» **SUPPLIED DATA**
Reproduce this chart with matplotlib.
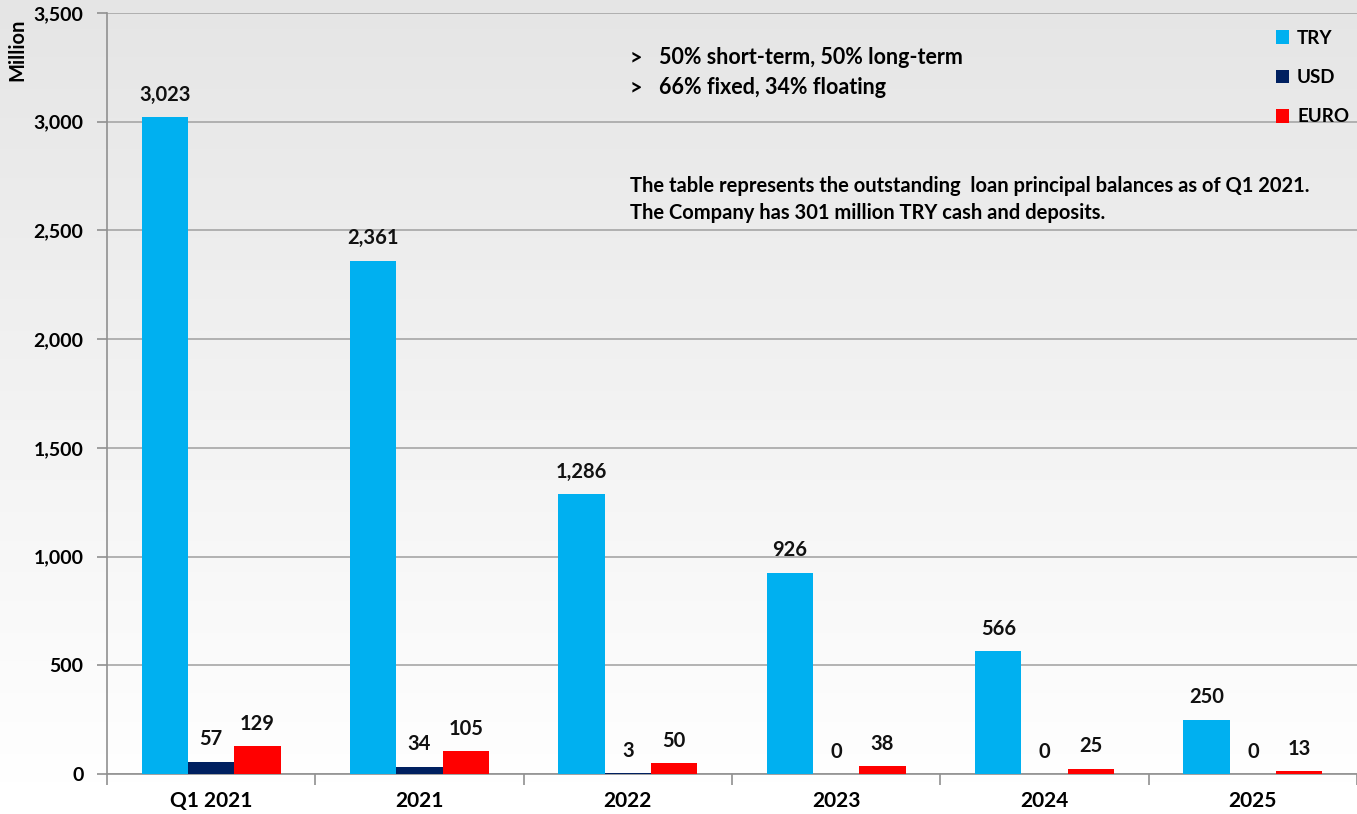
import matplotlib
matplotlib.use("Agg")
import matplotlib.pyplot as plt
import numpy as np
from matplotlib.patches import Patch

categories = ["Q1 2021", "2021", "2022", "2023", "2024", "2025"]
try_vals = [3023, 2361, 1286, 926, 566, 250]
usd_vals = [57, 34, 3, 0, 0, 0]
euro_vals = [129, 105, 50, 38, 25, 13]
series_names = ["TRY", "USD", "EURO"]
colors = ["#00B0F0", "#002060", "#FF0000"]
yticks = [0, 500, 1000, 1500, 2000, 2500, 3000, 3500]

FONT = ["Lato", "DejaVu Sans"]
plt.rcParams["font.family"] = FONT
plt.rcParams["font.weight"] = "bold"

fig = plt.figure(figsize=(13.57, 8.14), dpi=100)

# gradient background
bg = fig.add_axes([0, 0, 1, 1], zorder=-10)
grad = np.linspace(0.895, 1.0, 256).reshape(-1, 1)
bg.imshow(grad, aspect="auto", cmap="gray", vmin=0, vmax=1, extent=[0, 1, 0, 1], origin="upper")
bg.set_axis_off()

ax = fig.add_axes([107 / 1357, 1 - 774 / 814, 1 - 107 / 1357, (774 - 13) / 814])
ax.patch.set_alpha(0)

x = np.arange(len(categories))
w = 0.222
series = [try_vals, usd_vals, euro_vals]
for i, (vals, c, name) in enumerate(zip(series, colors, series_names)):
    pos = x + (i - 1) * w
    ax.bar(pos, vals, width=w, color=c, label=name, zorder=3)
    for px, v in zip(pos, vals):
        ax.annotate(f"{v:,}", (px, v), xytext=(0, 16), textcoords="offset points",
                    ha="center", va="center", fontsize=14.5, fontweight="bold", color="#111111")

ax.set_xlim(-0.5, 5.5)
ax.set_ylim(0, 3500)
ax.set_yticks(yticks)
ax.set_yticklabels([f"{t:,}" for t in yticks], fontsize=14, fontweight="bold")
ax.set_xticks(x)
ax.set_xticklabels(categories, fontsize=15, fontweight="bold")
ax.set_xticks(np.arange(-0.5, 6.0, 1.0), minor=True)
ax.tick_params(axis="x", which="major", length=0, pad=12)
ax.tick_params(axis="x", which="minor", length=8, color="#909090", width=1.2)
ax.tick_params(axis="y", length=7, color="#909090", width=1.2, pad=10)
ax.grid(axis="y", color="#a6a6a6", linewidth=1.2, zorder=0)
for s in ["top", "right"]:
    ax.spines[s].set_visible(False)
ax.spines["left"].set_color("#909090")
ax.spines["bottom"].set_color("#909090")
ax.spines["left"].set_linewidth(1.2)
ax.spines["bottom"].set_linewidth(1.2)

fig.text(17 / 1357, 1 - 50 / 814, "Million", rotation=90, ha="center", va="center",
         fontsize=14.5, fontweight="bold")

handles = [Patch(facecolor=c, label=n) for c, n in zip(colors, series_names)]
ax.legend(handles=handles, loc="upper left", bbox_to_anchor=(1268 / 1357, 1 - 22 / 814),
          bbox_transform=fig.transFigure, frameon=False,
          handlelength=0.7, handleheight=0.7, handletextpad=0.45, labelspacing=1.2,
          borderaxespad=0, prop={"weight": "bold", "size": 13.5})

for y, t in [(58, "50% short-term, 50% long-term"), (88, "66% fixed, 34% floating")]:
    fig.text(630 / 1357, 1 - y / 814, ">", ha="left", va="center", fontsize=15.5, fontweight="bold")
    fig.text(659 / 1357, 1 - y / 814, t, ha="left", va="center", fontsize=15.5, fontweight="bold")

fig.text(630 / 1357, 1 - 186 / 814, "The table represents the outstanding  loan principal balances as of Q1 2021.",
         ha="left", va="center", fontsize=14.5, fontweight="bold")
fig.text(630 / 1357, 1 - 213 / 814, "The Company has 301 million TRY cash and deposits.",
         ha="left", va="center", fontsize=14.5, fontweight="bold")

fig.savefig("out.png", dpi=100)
* * *
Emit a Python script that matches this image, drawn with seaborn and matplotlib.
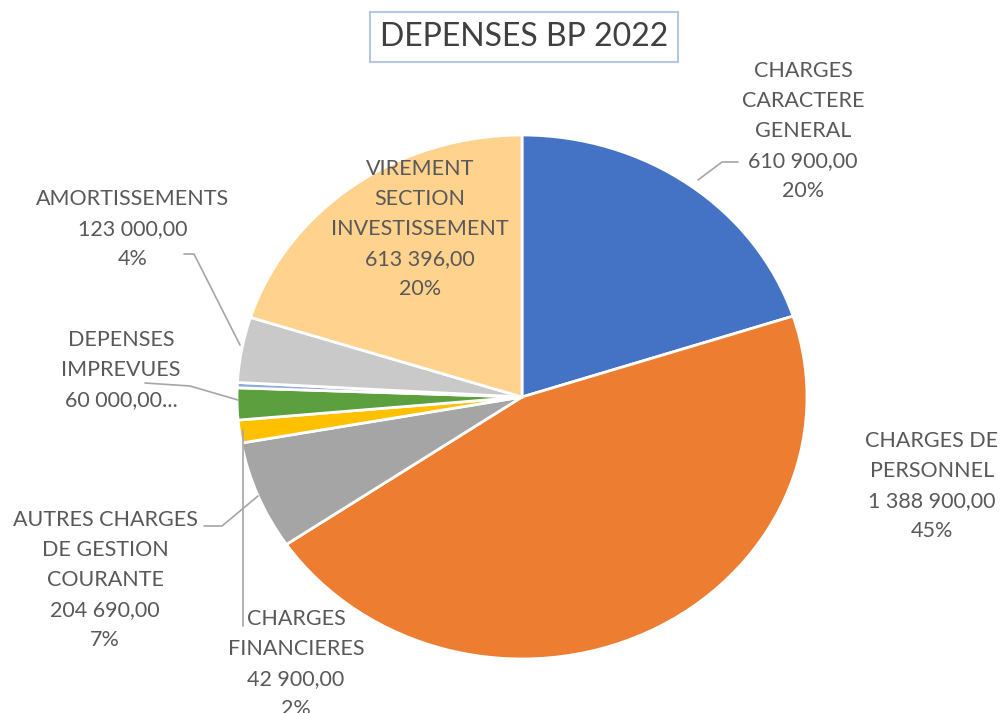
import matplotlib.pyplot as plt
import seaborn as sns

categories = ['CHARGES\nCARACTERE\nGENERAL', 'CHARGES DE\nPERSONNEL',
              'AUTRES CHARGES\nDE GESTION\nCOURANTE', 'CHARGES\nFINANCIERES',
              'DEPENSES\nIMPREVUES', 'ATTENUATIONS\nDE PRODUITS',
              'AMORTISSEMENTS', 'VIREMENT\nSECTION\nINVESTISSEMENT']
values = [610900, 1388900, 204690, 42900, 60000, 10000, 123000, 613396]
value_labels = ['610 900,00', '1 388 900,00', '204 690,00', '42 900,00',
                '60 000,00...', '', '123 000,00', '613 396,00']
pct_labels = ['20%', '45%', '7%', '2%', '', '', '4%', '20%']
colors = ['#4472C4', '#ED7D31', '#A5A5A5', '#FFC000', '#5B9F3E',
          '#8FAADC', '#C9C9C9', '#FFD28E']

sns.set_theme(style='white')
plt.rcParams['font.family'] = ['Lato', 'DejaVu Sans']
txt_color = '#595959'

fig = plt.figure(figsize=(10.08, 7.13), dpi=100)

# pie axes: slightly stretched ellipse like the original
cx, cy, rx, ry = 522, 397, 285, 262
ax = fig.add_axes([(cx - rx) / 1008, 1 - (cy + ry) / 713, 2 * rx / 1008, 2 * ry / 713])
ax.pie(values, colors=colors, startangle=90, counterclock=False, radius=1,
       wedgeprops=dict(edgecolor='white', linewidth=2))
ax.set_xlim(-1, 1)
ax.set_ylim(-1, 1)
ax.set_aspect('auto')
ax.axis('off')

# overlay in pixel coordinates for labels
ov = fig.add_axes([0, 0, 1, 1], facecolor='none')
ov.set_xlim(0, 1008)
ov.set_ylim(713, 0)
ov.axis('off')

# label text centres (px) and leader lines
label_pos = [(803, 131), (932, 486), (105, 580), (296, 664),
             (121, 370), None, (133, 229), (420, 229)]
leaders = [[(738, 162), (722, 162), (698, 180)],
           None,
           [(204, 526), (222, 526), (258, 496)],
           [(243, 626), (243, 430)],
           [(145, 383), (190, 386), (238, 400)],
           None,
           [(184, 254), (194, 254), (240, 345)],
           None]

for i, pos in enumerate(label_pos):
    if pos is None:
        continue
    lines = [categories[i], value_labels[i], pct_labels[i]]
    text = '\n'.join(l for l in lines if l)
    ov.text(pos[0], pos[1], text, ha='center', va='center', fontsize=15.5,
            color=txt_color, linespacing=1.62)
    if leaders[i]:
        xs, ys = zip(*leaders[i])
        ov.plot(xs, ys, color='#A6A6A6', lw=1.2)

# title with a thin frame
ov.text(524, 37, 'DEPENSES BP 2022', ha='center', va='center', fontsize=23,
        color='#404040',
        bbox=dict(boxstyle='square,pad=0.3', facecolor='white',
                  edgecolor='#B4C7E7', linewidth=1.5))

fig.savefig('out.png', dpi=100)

» **WHAT TO PRODUCE**
Skip every picture. Repeat the lines from the one with "Reproduce this chart with matplotlib." through the one with "fig = plt.figure(figsize=(13.57, 8.14), dpi=100)", both ends included.

» **SOLUTION TO THIS EXERCISE**
Reproduce this chart with matplotlib.
import matplotlib
matplotlib.use("Agg")
import matplotlib.pyplot as plt
import numpy as np
from matplotlib.patches import Patch

categories = ["Q1 2021", "2021", "2022", "2023", "2024", "2025"]
try_vals = [3023, 2361, 1286, 926, 566, 250]
usd_vals = [57, 34, 3, 0, 0, 0]
euro_vals = [129, 105, 50, 38, 25, 13]
series_names = ["TRY", "USD", "EURO"]
colors = ["#00B0F0", "#002060", "#FF0000"]
yticks = [0, 500, 1000, 1500, 2000, 2500, 3000, 3500]

FONT = ["Lato", "DejaVu Sans"]
plt.rcParams["font.family"] = FONT
plt.rcParams["font.weight"] = "bold"

fig = plt.figure(figsize=(13.57, 8.14), dpi=100)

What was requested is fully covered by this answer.